Une illusion du catholicisme zombie. Qui est pour moi un vieil ennemi. C’est celui de la France du «oui» à Maastricht, des antidreyfusards, des élites vichystes germanophiles qui s’empressent de faire apparaître des utopies de substitution à la religion délaissée: désormais le rêve européiste. Une utopie au nom de laquelle on mène des politiques économiques qui produisent l’exclusion, contre les ouvriers et les immigrés, et pour les cadres supérieurs. Cette néorépublique fait semblant de croire en la liberté, l’égalité et la fraternité, mais elle est dans une continuité historique qui rejette ces valeurs.

Il y a un peu de la théorie du complot dans vos propos?

Je ne suis pas adepte de cette théorie. Mais j’observe avec inquiétude qu’il y a un affrontement des minorités religieuses et culturelles les unes contre les autres. Alors que la république devrait les protéger, les assimiler. Je constate une séquence maléfique en progression: les jeunes d’origine maghrébine victimisés sur le plan économique, stigmatisés par l’islamophobie ambiante des catholiques zombies, développent un antisémitisme.

N’est-ce pas toute la société française qui est inégalitaire bien qu’elle revendique cette valeur comme cardinale?

Effectivement. Peut-être qu’une partie du débat et de l’hystérie qui accompagne la sortie de mon livre n’est pas due au fait que je manque d’empathie mais parce que j’ai osé dire que la France n’est plus le pays de la liberté et de l’égalité. Nous sommes un pays avec une classe bourgeoise et une élite autosatisfaite qui rejettent les ouvriers et les gosses d’immigrés. Et nous sommes la seule des grandes démocraties avec une économie forte qui consent à maintenir 10% de taux de chômage. Pire, elle s’en accommode. Chose inconcevable pour les Anglo-Américains, pour les Scandinaves, les Allemands ou les Suisses.

En quoi votre livre peut-il aider la société française à se réconcilier avec elle-même?

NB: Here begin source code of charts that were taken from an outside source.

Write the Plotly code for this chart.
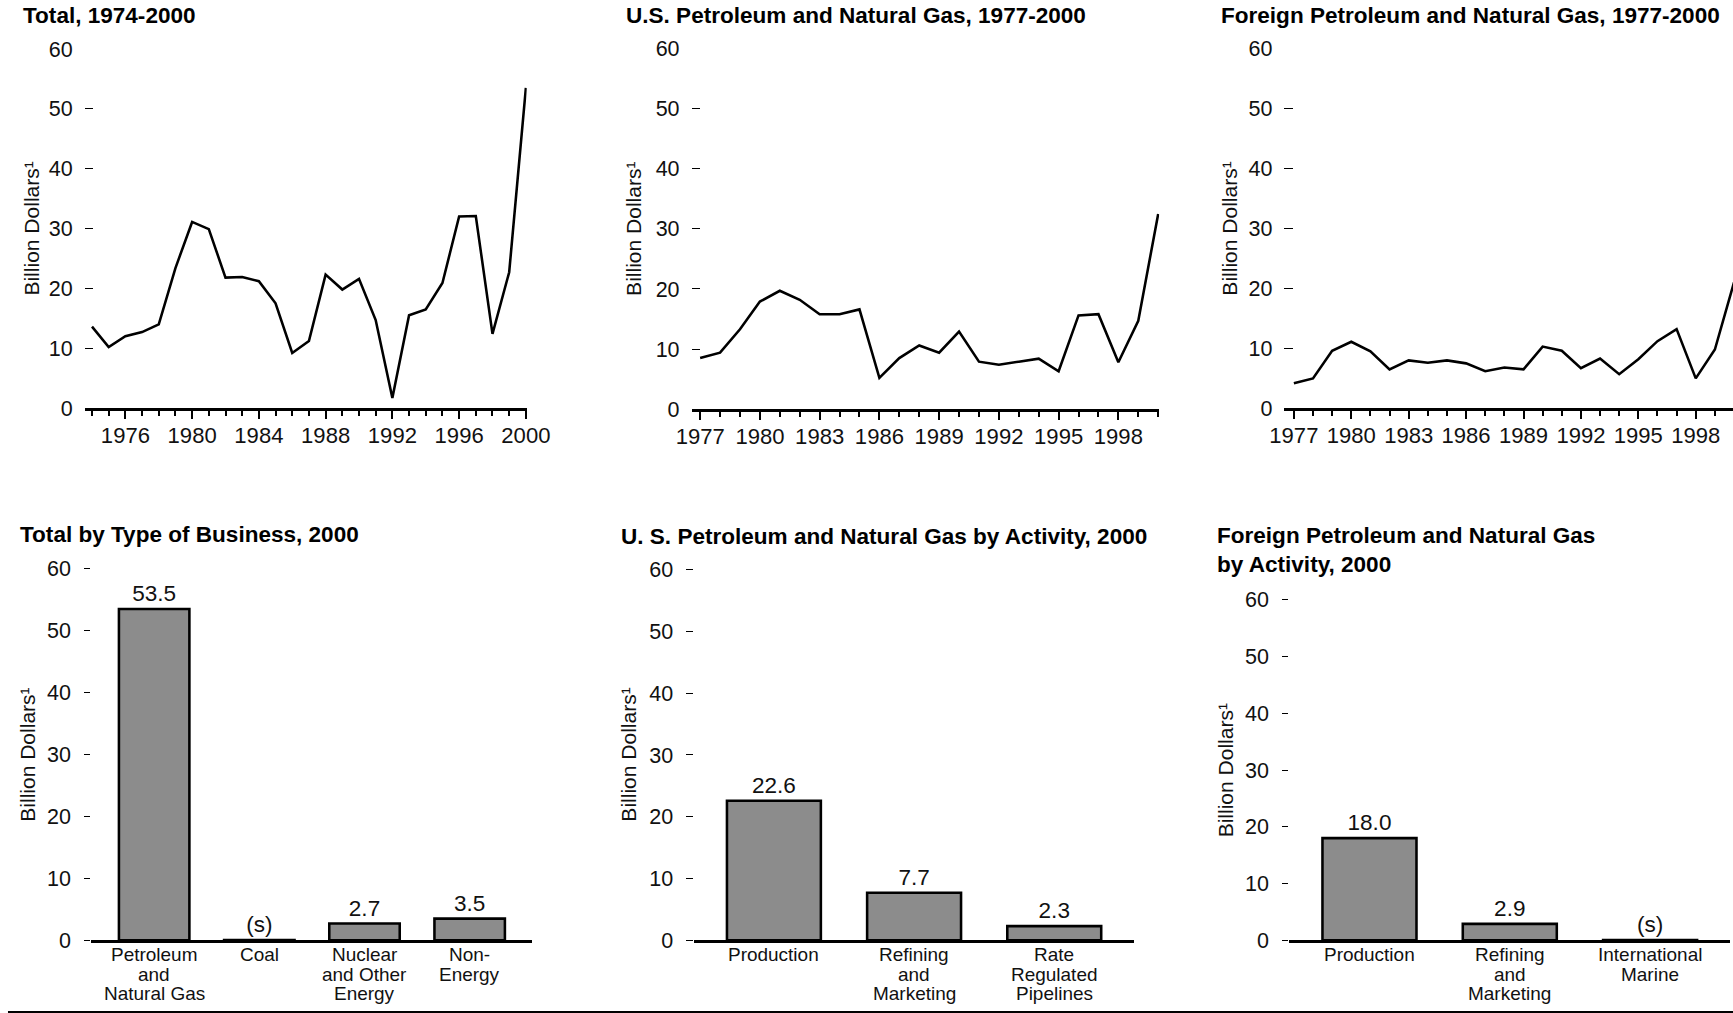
import plotly.graph_objects as go

# ---------------- data ----------------
years_total = list(range(1974, 2001))
total_capex = [13.6, 10.2, 12.0, 12.7, 14.0, 23.4, 31.1, 29.9, 21.8, 21.9, 21.2, 17.5, 9.2,
               11.2, 22.3, 19.8, 21.6, 14.7, 1.7, 15.5, 16.5, 20.9, 32.0, 32.1, 12.4, 22.7, 53.5]

years_pg = list(range(1977, 2001))
us_pg = [8.5, 9.4, 13.3, 17.9, 19.7, 18.2, 15.8, 15.8, 16.6, 5.2, 8.5, 10.6, 9.4, 12.9,
         7.9, 7.4, 7.9, 8.4, 6.3, 15.6, 15.8, 7.8, 14.7, 32.5]
foreign_pg = [4.2, 5.0, 9.6, 11.1, 9.5, 6.5, 8.0, 7.6, 8.0, 7.5, 6.2, 6.8, 6.5, 10.3,
              9.6, 6.7, 8.3, 5.7, 8.2, 11.2, 13.2, 5.0, 9.8, 21.0]

business_cats = ["Petroleum<br>and<br>Natural Gas", "Coal", "Nuclear<br>and Other<br>Energy", "Non-<br>Energy"]
business_vals = [53.5, 0.05, 2.7, 3.5]
business_text = ["53.5", "(s)", "2.7", "3.5"]

us_act_cats = ["Production", "Refining<br>and<br>Marketing", "Rate<br>Regulated<br>Pipelines"]
us_act_vals = [22.6, 7.7, 2.3]
us_act_text = ["22.6", "7.7", "2.3"]

for_act_cats = ["Production", "Refining<br>and<br>Marketing", "International<br>Marine"]
for_act_vals = [18.0, 2.9, 0.05]
for_act_text = ["18.0", "2.9", "(s)"]

titles = [
    "Total, 1974-2000",
    "U.S. Petroleum and Natural Gas, 1977-2000",
    "Foreign Petroleum and Natural Gas, 1977-2000",
    "Total by Type of Business, 2000",
    "U. S. Petroleum and Natural Gas by Activity, 2000",
    "Foreign Petroleum and Natural Gas<br>by Activity, 2000",
]
y_title = "Billion Dollars¹"
y_ticks = [0, 10, 20, 30, 40, 50, 60]

# ---------------- layout helpers ----------------
# Target geometry is written in screen pixels of the 1733x1013 picture.
# The page is photographed with a small inset and scale, so the figure is
# laid out to compensate for it.
S = 0.975            # observed photo scale
OX, OY = 16.5, 10.6  # observed photo inset (px)
FW, FH = 1762, 1030  # figure size that covers the picture after compensation
FONT = "Liberation Sans, Arial, Helvetica, sans-serif"
INK = "#111111"
BAR_FILL = "#8c8c8c"


def fx(t):
    return (t - OX) / S / FW


def fy(t):
    return 1 - (t - OY) / S / FH


def sz(v):
    return v / S


# panel geometry in target px: (x_left, x_right, y_of_zero, y_of_sixty)
panels = [
    (85, 526, 407, 48.5),
    (690.5, 1157, 408, 48.3),
    (1282, 1732, 407.3, 47.7),
    (91.7, 531, 938.3, 567.3),
    (692.5, 1131.6, 938.3, 568.3),
    (1287, 1726, 938.3, 598.3),
]
x_ranges = [
    [1973.56, 2000.05],
    [1976.57, 2000.05],
    [1976.51, 2000.08],
    [-0.597, 3.59],
    [-0.573, 2.567],
    [-0.57, 2.566],
]
title_pos = [(21, 15), (623, 15), (1217, 15), (18, 533), (618, 535), (1213, 549)]
ytitle_x = [31.5, 633, 1227, 27.7, 627.7, 1223]
cat_label_y0 = 952.5
cat_label_step = 19.5

fig = go.Figure()

line_series = [(years_total, total_capex), (years_pg, us_pg), (years_pg, foreign_pg)]
for i, (xs, ys) in enumerate(line_series):
    n = "" if i == 0 else str(i + 1)
    fig.add_trace(go.Scatter(x=xs, y=ys, mode="lines", line=dict(color="black", width=sz(2.5)),
                             xaxis="x" + n, yaxis="y" + n, showlegend=False, hoverinfo="x+y"))

bar_series = [(business_cats, business_vals, business_text),
              (us_act_cats, us_act_vals, us_act_text),
              (for_act_cats, for_act_vals, for_act_text)]
for j, (cats, vals, txt) in enumerate(bar_series):
    n = str(j + 4)
    fig.add_trace(go.Bar(x=cats, y=vals, text=txt, textposition="outside", cliponaxis=False,
                         textfont=dict(size=sz(22), color=INK, family=FONT),
                         marker=dict(color=BAR_FILL, line=dict(color="black", width=sz(2.5))),
                         width=0.67, xaxis="x" + n, yaxis="y" + n, showlegend=False,
                         constraintext="none"))

layout = dict(
    width=FW, height=FH, margin=dict(l=0, r=0, t=0, b=0, pad=0), autosize=False,
    paper_bgcolor="white", plot_bgcolor="white",
    font=dict(family=FONT, color=INK),
    showlegend=False,
)

year_ticks = [dict(tick0=1976, dtick=4), dict(tick0=1977, dtick=3), dict(tick0=1977, dtick=3)]
minor_start = [1974, 1977, 1977]

for i, (xl, xr, y0, y60) in enumerate(panels):
    n = "" if i == 0 else str(i + 1)
    xa = dict(domain=[fx(xl), fx(xr)], range=x_ranges[i], anchor="y" + n,
              showline=True, linecolor="black", linewidth=sz(2.5), showgrid=False, zeroline=False,
              fixedrange=True)
    ya = dict(domain=[fy(y0), fy(y60)], range=[0, 60], anchor="x" + n,
              tickvals=y_ticks, showline=False, showgrid=False, zeroline=False,
              tickcolor="black", tickwidth=1, tickfont=dict(size=sz(21), color=INK),
              fixedrange=True)
    if i < 3:
        xa.update(dict(tickmode="linear", tick0=year_ticks[i]["tick0"], dtick=year_ticks[i]["dtick"],
                       ticks="outside", ticklen=sz(8), tickwidth=sz(2), tickcolor="black",
                       tickfont=dict(size=sz(21.5), color=INK), ticklabelstandoff=-3,
                       minor=dict(ticks="outside", ticklen=sz(5), tickwidth=sz(2), tickcolor="black",
                                  tick0=minor_start[i], dtick=1, showgrid=False)))
        ya.update(dict(ticks="inside", ticklen=sz(8), ticklabelstandoff=11))
    else:
        xa.update(dict(type="category", ticks="", showticklabels=False))
        ya.update(dict(ticks="outside", ticklen=sz(6), ticklabelstandoff=9))
    layout["xaxis" + n] = xa
    layout["yaxis" + n] = ya

annotations = []
for i, t in enumerate(titles):
    tx, ty = title_pos[i]
    annotations.append(dict(text="<b>" + t + "</b>", x=fx(tx), y=fy(ty), xref="paper", yref="paper",
                            xanchor="left", yanchor="middle", align="left", showarrow=False,
                            font=dict(size=sz(22), color="black", family=FONT)))
for i, (xl, xr, y0, y60) in enumerate(panels):
    annotations.append(dict(text=y_title, x=fx(ytitle_x[i]), y=fy((y0 + y60) / 2),
                            xref="paper", yref="paper", xanchor="center", yanchor="middle",
                            textangle=-90, showarrow=False,
                            font=dict(size=sz(20.5), color=INK, family=FONT)))

for j, (cats, vals, txt) in enumerate(bar_series):
    n = str(j + 4)
    for c in cats:
        for k, part in enumerate(c.split("<br>")):
            annotations.append(dict(text=part, x=c, xref="x" + n, y=fy(cat_label_y0 + k * cat_label_step),
                                    yref="paper", xanchor="center", yanchor="middle", showarrow=False,
                                    font=dict(size=sz(18.5), color=INK, family=FONT)))
layout["annotations"] = annotations

layout["shapes"] = [
    dict(type="line", xref="paper", yref="paper", x0=fx(8.5), x1=1.0,
         y0=fy(1010.3), y1=fy(1010.3), line=dict(color="black", width=sz(3))),
]

fig.update_layout(**layout)

post = ("document.documentElement.style.margin='0';document.documentElement.style.padding='0';"
        "document.documentElement.style.overflow='hidden';"
        "document.body.style.margin='0';document.body.style.padding='0';document.body.style.overflow='hidden';"
        "var d=document.getElementById('{plot_id}');"
        "if(d){d.style.position='fixed';d.style.left='0px';d.style.top='0px';}")

fig.write_html("out.html", config={"displayModeBar": False}, post_script=post)
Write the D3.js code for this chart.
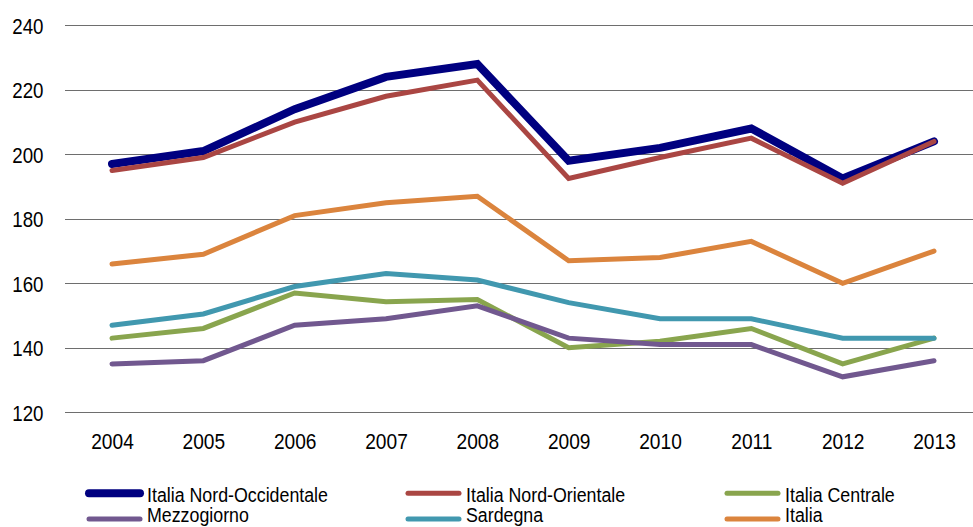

Ce n’est pas à moi de le dire. J’essaie simplement de donner des clés de compréhension qui permettent aux gens de s’orienter. Mais, à ma grande surprise, le livre peut faire bouger les lignes. Des lecteurs commencent à m’écrire pour me dire qu’il a apporté une autre réflexion sur les événements. Moi, je l’ai surtout fait pour dégager ma responsabilité morale.

Emmanuel Todd Qui est Charlie?, sociologie d’une crise religieuse, Seuil.